Zudem schmiedet die Regierung Pläne, eine – noch nicht angekündigte – Wahl auf der Basis eines Wahlkampfes unter dem Motto „Das Volk gegen die Politiker“ zu gewinnen. Wer ein Ausscheiden aus der EU ohne Austrittsvertrag ablehnt, wird als Gegner der Volkssouveränität gebrandmarkt. So viel zur parlamentarischen Demokratie.

Die Regierung Johnson verleugnet die Wahrheit über die Folgen eines Brexits ohne Austrittsvertrag und verunglimpft jeden Versuch, auf diese hinzuweisen, als Angstmache. Der EU wird die Schuld für das Scheitern der Verhandlungen zugeschoben, obwohl dies fast völlig das Ergebnis von Entscheidungen der vorherigen britischen Regierung war. Und um dem Ganzen die Krone aufzusetzen, wird der Bevölkerung weisgemacht, dass, wenn Großbritannien die EU überzeugen könne, dass es bereit sei, sich selbst mit einem vertragslosen Ausscheiden zu schaden, Frankreich, Deutschland und andere aufgeben und uns zugestehen werden, was wir wollen. Doch jeder Schaden, den ein Brexit ohne Austrittsvertrag der EU zufügt, verblasst gegenüber dem langfristigen Schaden, den er Großbritannien zufügt.

Johnson und Cummings sind bereit, all jene Methoden einzusetzen, die während der Kampagne im Rahmen des Brexit-Referendums 2016 erfolgreich waren, als man der britischen Bevölkerung versicherte, ein vertragsloser EU-Austritt käme nicht in Frage. Aus einem Finanzministerium, das nur allzu bald unter Geldmangel leiden wird, regnet es nun Versprechen über erhöhte öffentliche Ausgaben.
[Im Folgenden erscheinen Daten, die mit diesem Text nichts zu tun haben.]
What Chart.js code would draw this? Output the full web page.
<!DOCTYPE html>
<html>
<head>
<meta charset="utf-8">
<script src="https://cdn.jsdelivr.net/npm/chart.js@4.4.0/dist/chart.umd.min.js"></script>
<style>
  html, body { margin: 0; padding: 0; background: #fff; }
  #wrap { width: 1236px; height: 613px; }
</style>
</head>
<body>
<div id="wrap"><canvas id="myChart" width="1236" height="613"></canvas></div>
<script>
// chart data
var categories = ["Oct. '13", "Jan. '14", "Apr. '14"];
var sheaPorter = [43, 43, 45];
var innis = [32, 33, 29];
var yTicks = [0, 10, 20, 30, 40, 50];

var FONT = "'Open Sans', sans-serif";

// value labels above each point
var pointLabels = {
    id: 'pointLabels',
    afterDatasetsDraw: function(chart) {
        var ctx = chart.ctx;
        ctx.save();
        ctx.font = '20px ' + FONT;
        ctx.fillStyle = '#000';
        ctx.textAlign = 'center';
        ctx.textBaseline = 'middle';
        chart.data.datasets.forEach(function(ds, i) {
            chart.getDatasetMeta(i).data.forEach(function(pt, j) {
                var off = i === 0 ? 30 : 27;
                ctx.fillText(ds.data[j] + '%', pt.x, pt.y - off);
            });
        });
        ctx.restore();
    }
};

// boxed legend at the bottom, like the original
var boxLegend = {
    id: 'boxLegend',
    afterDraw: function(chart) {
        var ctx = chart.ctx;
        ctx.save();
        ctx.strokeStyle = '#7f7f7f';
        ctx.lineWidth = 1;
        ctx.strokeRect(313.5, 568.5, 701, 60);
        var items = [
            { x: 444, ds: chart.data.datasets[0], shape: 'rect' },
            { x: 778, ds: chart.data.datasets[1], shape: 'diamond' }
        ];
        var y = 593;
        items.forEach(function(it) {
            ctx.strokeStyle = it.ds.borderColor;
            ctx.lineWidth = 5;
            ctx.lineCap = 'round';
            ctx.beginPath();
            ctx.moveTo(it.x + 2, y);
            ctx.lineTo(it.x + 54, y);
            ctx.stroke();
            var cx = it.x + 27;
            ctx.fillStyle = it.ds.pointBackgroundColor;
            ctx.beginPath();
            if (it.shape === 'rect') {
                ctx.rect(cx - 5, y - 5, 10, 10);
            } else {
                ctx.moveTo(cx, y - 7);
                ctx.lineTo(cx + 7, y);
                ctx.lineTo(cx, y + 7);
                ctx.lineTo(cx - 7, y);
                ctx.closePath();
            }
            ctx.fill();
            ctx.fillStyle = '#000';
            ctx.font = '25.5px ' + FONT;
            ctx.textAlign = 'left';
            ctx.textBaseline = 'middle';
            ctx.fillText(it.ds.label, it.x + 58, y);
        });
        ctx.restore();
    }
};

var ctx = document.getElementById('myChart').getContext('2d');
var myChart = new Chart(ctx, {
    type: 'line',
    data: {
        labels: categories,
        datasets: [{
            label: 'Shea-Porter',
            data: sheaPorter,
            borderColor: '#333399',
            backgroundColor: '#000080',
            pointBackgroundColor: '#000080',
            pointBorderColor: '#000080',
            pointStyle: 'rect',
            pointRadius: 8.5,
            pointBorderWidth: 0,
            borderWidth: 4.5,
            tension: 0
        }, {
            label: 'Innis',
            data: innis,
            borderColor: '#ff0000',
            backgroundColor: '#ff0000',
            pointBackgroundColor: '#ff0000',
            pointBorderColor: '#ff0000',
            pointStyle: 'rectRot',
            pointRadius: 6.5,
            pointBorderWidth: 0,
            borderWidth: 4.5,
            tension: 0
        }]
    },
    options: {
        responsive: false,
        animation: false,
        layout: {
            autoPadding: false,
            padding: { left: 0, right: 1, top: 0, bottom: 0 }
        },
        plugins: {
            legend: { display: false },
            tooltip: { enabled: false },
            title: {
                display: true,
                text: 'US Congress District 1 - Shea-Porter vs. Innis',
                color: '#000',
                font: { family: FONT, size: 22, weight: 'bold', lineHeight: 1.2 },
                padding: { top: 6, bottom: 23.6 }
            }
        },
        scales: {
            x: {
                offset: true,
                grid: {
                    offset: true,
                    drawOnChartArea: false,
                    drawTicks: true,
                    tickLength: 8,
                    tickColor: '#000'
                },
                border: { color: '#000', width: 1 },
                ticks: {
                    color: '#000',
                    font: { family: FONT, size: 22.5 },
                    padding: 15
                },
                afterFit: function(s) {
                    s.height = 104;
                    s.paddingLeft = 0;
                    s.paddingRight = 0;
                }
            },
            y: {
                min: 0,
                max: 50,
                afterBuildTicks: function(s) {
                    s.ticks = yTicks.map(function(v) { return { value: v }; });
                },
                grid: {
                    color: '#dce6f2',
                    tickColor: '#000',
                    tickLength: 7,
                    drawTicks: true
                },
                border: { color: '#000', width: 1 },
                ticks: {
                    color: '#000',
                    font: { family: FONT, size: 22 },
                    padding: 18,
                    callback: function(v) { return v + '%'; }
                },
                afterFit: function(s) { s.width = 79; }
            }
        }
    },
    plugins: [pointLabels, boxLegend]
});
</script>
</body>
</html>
Der Kurs des Pfundes sinkt, die Inflation ist im Juli gestiegen, und die Unternehmensinvestitionen stagnieren.

Von den vorgeblichen Vorteilen eines EU-Austritts ist keine Rede mehr, mit der Ausnahme eines versprochenen Handelsabkommens mit US-Präsident Donald Trump, das für den US-Kongress beinahe so unannehmbar wäre wie für die britische öffentliche Meinung. Zudem ignoriert die Regierung schlicht die Tatsache, dass auf ein vertragsloses Ausscheiden aus der EU unweigerlich langwierige Verhandlungen folgen werden.

Schlimmer noch ist, dass die Zukunft der Union zwischen England, Schottland, Wales und Nordirland zunehmend in Gefahr erscheint. Die Regierung weigert sich, anzuerkennen, dass die aus einem Austritt aus der EU-Zollunion resultierende Grenze zwischen der Republik Irland und Nordirland das Karfreitagsabkommen von 1998 gefährden wird, das der Insel 20 Jahre des Friedens beschert hat.
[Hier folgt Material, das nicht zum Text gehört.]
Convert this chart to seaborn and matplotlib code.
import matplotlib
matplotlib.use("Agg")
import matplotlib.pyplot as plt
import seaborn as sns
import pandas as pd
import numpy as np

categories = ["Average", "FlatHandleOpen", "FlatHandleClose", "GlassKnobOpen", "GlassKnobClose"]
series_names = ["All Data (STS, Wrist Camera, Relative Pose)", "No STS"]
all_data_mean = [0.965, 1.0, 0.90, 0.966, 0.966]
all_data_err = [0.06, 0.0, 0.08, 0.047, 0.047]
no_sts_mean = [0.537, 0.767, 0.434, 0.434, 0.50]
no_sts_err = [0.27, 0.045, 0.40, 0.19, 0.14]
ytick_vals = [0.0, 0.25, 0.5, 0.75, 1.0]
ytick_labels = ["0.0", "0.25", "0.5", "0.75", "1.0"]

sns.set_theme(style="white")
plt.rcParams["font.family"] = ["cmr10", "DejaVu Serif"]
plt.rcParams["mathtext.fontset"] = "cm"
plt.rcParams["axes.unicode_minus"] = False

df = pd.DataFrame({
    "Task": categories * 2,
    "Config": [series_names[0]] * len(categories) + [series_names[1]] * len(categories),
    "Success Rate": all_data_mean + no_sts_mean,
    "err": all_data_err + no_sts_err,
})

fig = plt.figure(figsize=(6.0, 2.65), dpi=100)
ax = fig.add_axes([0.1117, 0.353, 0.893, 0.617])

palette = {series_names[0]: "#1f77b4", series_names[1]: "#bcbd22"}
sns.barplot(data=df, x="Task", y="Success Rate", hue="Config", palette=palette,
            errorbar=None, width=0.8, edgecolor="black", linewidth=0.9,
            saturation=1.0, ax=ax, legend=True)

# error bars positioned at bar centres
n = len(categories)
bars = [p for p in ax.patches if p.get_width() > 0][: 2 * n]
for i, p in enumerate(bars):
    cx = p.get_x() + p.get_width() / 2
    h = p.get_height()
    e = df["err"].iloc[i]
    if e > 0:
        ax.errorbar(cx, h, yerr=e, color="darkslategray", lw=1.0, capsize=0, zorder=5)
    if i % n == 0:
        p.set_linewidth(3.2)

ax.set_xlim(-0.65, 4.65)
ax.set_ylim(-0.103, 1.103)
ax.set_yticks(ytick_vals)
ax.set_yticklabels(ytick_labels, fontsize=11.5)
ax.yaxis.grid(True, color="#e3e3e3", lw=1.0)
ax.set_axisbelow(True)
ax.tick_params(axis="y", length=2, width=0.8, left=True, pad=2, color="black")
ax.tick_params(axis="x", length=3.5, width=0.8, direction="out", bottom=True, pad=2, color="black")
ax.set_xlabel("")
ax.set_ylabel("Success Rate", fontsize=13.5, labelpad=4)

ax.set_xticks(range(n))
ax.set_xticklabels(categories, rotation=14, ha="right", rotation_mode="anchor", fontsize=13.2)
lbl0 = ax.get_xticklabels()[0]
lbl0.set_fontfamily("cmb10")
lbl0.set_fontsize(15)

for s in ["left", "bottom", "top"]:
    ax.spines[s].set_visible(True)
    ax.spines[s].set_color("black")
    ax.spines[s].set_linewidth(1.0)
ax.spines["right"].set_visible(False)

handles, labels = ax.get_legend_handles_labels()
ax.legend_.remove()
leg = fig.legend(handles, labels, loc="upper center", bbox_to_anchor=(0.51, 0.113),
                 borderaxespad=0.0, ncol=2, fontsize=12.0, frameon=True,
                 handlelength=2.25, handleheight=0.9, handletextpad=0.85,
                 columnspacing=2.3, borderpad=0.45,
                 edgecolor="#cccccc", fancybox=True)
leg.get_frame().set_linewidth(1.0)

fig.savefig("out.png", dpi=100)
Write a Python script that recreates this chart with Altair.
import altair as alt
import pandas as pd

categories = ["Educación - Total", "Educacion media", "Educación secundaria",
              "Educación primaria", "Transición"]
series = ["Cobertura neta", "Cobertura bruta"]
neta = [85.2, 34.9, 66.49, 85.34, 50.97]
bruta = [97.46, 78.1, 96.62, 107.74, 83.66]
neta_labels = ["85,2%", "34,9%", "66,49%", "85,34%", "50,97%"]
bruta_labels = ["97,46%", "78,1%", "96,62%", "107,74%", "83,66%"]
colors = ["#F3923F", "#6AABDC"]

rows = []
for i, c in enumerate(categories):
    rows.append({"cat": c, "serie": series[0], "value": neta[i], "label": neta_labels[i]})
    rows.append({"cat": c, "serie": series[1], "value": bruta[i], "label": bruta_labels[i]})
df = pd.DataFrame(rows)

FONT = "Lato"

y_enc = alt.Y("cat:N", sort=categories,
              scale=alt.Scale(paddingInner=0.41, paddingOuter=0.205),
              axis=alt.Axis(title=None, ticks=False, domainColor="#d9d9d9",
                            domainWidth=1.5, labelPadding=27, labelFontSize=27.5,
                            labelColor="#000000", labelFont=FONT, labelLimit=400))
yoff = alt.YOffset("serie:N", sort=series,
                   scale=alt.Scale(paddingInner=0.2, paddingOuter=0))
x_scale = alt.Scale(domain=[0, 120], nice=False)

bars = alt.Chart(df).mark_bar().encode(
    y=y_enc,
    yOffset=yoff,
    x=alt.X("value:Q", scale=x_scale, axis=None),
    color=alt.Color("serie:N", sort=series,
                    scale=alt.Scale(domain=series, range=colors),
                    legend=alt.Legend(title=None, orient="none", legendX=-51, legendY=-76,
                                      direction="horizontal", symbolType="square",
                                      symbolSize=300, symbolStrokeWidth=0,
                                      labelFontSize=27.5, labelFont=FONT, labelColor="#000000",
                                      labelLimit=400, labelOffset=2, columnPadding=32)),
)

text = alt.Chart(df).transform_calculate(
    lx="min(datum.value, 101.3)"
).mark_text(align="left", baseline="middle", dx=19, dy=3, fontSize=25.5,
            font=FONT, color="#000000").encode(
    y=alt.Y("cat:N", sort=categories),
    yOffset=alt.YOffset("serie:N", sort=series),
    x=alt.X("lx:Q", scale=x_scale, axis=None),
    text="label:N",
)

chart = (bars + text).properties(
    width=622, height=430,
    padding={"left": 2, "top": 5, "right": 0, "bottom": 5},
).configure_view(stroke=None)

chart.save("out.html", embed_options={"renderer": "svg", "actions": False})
Handelt so ein erfolgreicher Staat? Wer diese Frage aufwirft, läuft Gefahr, als „Volksfeind“ tituliert zu werden. Wir sind in guter Gesellschaft: So bezeichneten die Brexit-Befürworter bereits drei hochrangige britische Richter, die für den Brexit-Prozess den Grundsatz der parlamentarischen Souveränität durchsetzten.

Angesichts eines immer näher kommenden Brexits sind Großbritanniens Institutionen, seine wirtschaftlichen Aussichten, seine Verfassung und seine Zukunft sämtlich in Gefahr. Doch die unverantwortliche Talfahrt in Richtung Selbsttäuschung und Lügen setzt sich ungebremst fort.